A lot of this was done using the ‘latch’ mode on Logic’s automation feature.  It meant that - as the track played - I moved the various controls and the computer remembered the movements.  This is a soft, in-the-box equivalent of twiddling the knobs and dials on your guitar pedal as you record in a rehearsal space.  It’s not as much fun, but it adds a lot of movement and depth to a track - especially if one is listening on headphones.  Since I was now mixing exclusively on headphones, this became my main target:  how to create something that would work in that confined, cranial space.

Creepy Pasta

This was a complete dive into ambience, and it sounds as though some severe bitcrushing and time-stretching were employed here.  The rhythm sounds like I have recycled the bottle beat from ‘Chimes’, though everything is so warped it’s hard to tell for sure.

Sluice Them All Off

This began with me scraping my feet along the gravel of Twickenham train station pedestrian bridge.  I also used a sample of the sound of the rain hitting the metal surfaces below my window, in my first floor room in a five-bed house share in Acton.
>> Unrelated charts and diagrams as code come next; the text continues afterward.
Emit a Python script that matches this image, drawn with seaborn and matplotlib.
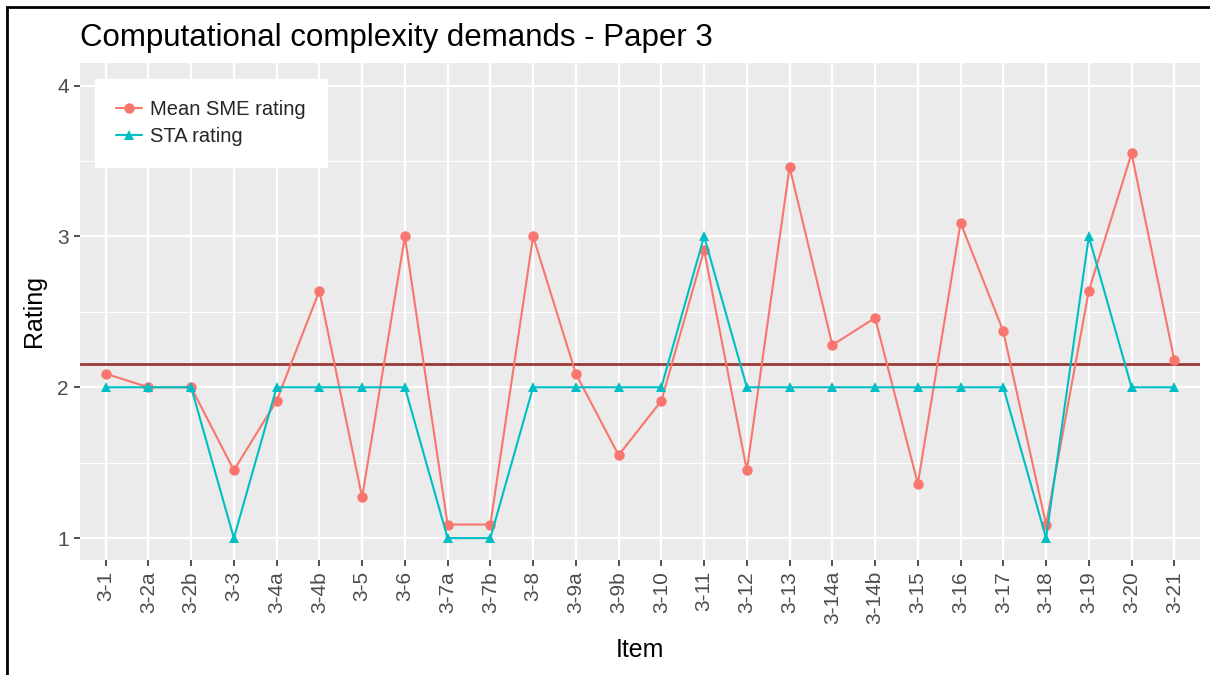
import numpy as np
import pandas as pd
import seaborn as sns
import matplotlib.pyplot as plt
from matplotlib.patches import Rectangle

items = ["3-1", "3-2a", "3-2b", "3-3", "3-4a", "3-4b", "3-5", "3-6", "3-7a", "3-7b",
         "3-8", "3-9a", "3-9b", "3-10", "3-11", "3-12", "3-13", "3-14a", "3-14b",
         "3-15", "3-16", "3-17", "3-18", "3-19", "3-20", "3-21"]
sme_rating = [2.09, 2.00, 2.00, 1.45, 1.91, 2.64, 1.27, 3.00, 1.09, 1.09,
              3.00, 2.09, 1.55, 1.91, 2.91, 1.45, 3.46, 2.28, 2.46,
              1.36, 3.09, 2.37, 1.09, 2.64, 3.55, 2.18]
sta_rating = [2, 2, 2, 1, 2, 2, 2, 2, 1, 1,
              2, 2, 2, 2, 3, 2, 2, 2, 2,
              2, 2, 2, 1, 3, 2, 2]
series_names = ["Mean SME rating", "STA rating"]
series_colors = ["#F8766D", "#00BFC4"]


def main():
    df = pd.DataFrame({
        "Item": items * 2,
        "Rating": sme_rating + sta_rating,
        "series": [series_names[0]] * len(items) + [series_names[1]] * len(items),
    })

    sns.set_theme(style="darkgrid", rc={
        "axes.facecolor": "#EBEBEB",
        "grid.color": "white",
        "axes.edgecolor": "#EBEBEB",
    })
    plt.rcParams["font.family"] = ["Liberation Sans", "DejaVu Sans"]

    fig = plt.figure(figsize=(12.1, 6.75), dpi=100)
    ax = fig.add_axes([0.0661, 0.1704, 0.9256, 0.7363])

    sns.lineplot(data=df, x="Item", y="Rating", hue="series", style="series",
                 markers=["o", "^"], dashes=False, palette=series_colors,
                 markersize=7.5, markeredgewidth=0, linewidth=1.5, sort=False, ax=ax)

    # mean of SME ratings
    ax.axhline(np.mean(sme_rating), color="#8B1A1A", alpha=0.85, linewidth=2, zorder=1)

    ax.set_xlim(-0.6, len(items) - 0.4)
    ax.set_ylim(0.855, 4.15)
    ax.set_yticks([1, 2, 3, 4])
    ax.set_yticks([1.5, 2.5, 3.5], minor=True)
    ax.grid(which="major", color="white", linewidth=1.6)
    ax.grid(which="minor", axis="y", color="white", linewidth=0.7)
    ax.tick_params(axis="both", which="major", length=4, width=1.2, color="#333333",
                   labelsize=15, labelcolor="#4D4D4D", bottom=True, left=True, pad=4)
    ax.tick_params(axis="y", which="minor", length=0)
    ax.tick_params(axis="x", labelrotation=90)
    for s in ax.spines.values():
        s.set_visible(False)

    ax.set_xlabel("Item", fontsize=18, color="black", labelpad=10)
    ax.set_ylabel("Rating", fontsize=18, color="black", labelpad=8)
    ax.set_title("Computational complexity demands - Paper 3", fontsize=22.5,
                 loc="left", x=0.0, pad=12, color="black")

    leg = ax.legend(loc="upper left", bbox_to_anchor=(0.0134, 0.968), fontsize=14.5,
                    frameon=True, fancybox=False, framealpha=1, edgecolor="white",
                    handlelength=1.3, handletextpad=0.4, borderpad=1.05,
                    borderaxespad=0, labelspacing=0.4)
    leg.get_frame().set_facecolor("white")

    # border around the picture (top and left edges visible)
    fig.patches.append(Rectangle((0.006, -0.05), 1.05, 1.04, transform=fig.transFigure,
                                 fill=False, edgecolor="black", linewidth=2))

    fig.savefig("out.png", dpi=100)


if __name__ == "__main__":
    main()
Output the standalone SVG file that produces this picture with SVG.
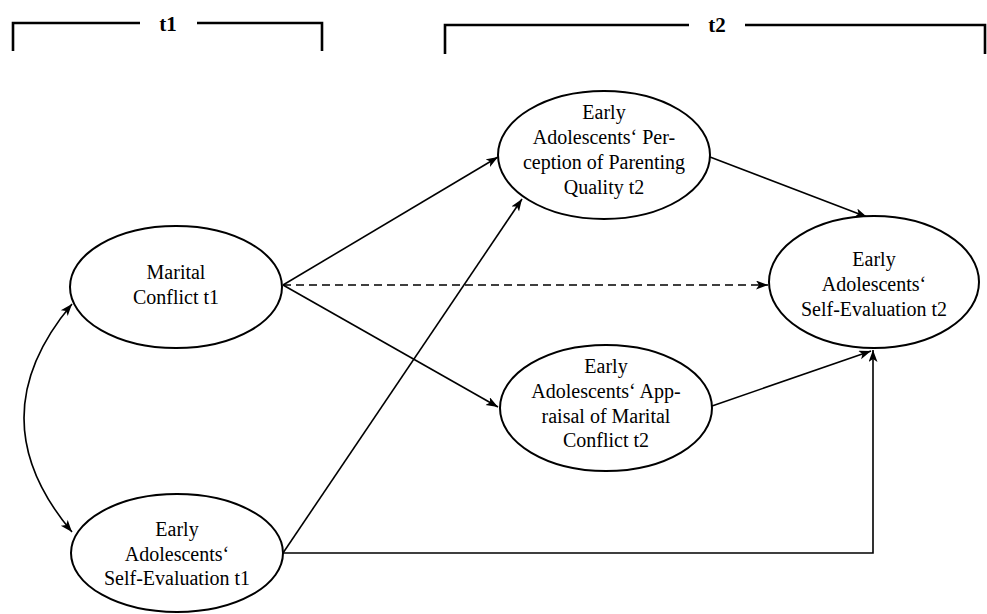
<svg xmlns="http://www.w3.org/2000/svg" width="987" height="614" viewBox="0 0 987 614">
<style>
.bg{fill:#ffffff}
.node ellipse{fill:#ffffff;stroke:#000;stroke-width:2}
.lbl{font-family:"Liberation Serif","Times New Roman",serif;font-size:20px;fill:#000;text-anchor:middle}
.hdr{font-family:"Liberation Serif","Times New Roman",serif;font-size:21px;font-weight:bold;fill:#000;text-anchor:middle}
.brk{fill:none;stroke:#000;stroke-width:2.6}
.edge{fill:none;stroke:#000;stroke-width:1.6;marker-end:url(#ah)}
.dash{stroke-dasharray:8 5}
</style>
<defs>
<marker id="ah" markerUnits="userSpaceOnUse" markerWidth="14" markerHeight="10" refX="12" refY="4.5" orient="auto">
<path d="M0,0 L12,4.5 L0,9 L3,4.5 Z" fill="#000"/>
</marker>
<marker id="ahs" markerUnits="userSpaceOnUse" markerWidth="14" markerHeight="10" refX="0" refY="4.5" orient="auto">
<path d="M12,0 L0,4.5 L12,9 L9,4.5 Z" fill="#000"/>
</marker>
</defs>
<rect class="bg" x="0" y="0" width="987" height="614"/>
<g id="brackets">
<path class="brk" d="M13,51 L13,23 L140,23 M197,23 L322,23 L322,51"/>
<text class="hdr" x="168" y="31">t1</text>
<path class="brk" d="M445,54 L445,25 L689,25 M745,25 L985,25 L985,54"/>
<text class="hdr" x="717" y="32">t2</text>
</g>
<g id="connectors">
<path class="edge" d="M283,285 L498,157"/>
<path class="edge dash" d="M283,285 L768,285"/>
<path class="edge" d="M283,285 L498,407"/>
<path class="edge" d="M283,553 L522,199"/>
<path class="edge" d="M283,553 L873,553 L873,350"/>
<path class="edge" d="M710,157 L867,217"/>
<path class="edge" d="M712,406 L871,351"/>
<path class="edge" style="marker-start:url(#ahs)" d="M72,304 Q-24,418 72,532"/>
</g>
<g id="marital_t1" class="node">
<ellipse cx="176" cy="287" rx="106" ry="61"/>
<text class="lbl" x="176" y="279">Marital</text>
<text class="lbl" x="176" y="304">Conflict t1</text>
</g>
<g id="selfeval_t1" class="node">
<ellipse cx="177" cy="553" rx="106" ry="59"/>
<text class="lbl" x="177" y="536">Early</text>
<text class="lbl" x="177" y="561">Adolescents‘</text>
<text class="lbl" x="177" y="585">Self-Evaluation t1</text>
</g>
<g id="parenting_t2" class="node">
<ellipse cx="604" cy="155" rx="106" ry="64"/>
<text class="lbl" x="604" y="119">Early</text>
<text class="lbl" x="604" y="144">Adolescents‘ Per-</text>
<text class="lbl" x="604" y="169">ception of Parenting</text>
<text class="lbl" x="604" y="194">Quality t2</text>
</g>
<g id="appraisal_t2" class="node">
<ellipse cx="606" cy="408" rx="106" ry="63"/>
<text class="lbl" x="606" y="373">Early</text>
<text class="lbl" x="606" y="398">Adolescents‘ App-</text>
<text class="lbl" x="606" y="423">raisal of Marital</text>
<text class="lbl" x="606" y="447">Conflict t2</text>
</g>
<g id="selfeval_t2" class="node">
<ellipse cx="874" cy="282" rx="105" ry="66"/>
<text class="lbl" x="874" y="266">Early</text>
<text class="lbl" x="874" y="291">Adolescents‘</text>
<text class="lbl" x="874" y="316">Self-Evaluation t2</text>
</g>
</svg>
London - December 2 [epilogue]

The majority of this track is presented on this album’s sister disc No Days Off Forever.  But the last part fits better here.  It samples a group of boorish rugby fans in a District Line Tube station, and stroking of the piano keys at Colerabbey that was put through another bespoke Delay Designer effect.

Double Formant Shift

I’ve written about the making of this track elsewhere, but put briefly I was asked to create a soundtrack for a short film made by a fashion brand.  The whole thing was a deeply underwhelming experience, but I learnt a lot from it and saw inside the empty heart of London’s supposed “creative” scene in Shoreditch.  I always knew it was there, but had to see it for myself to be sure.  

I was pleased with the music, though.  It evokes the dismal, gloomy quality of that time spent in London, when I would walk through Soho virtually penniless, purely as a spectator to the shops and eateries around me, recording the sounds of old buildings being gutted to make way for shiny new ad agency offices.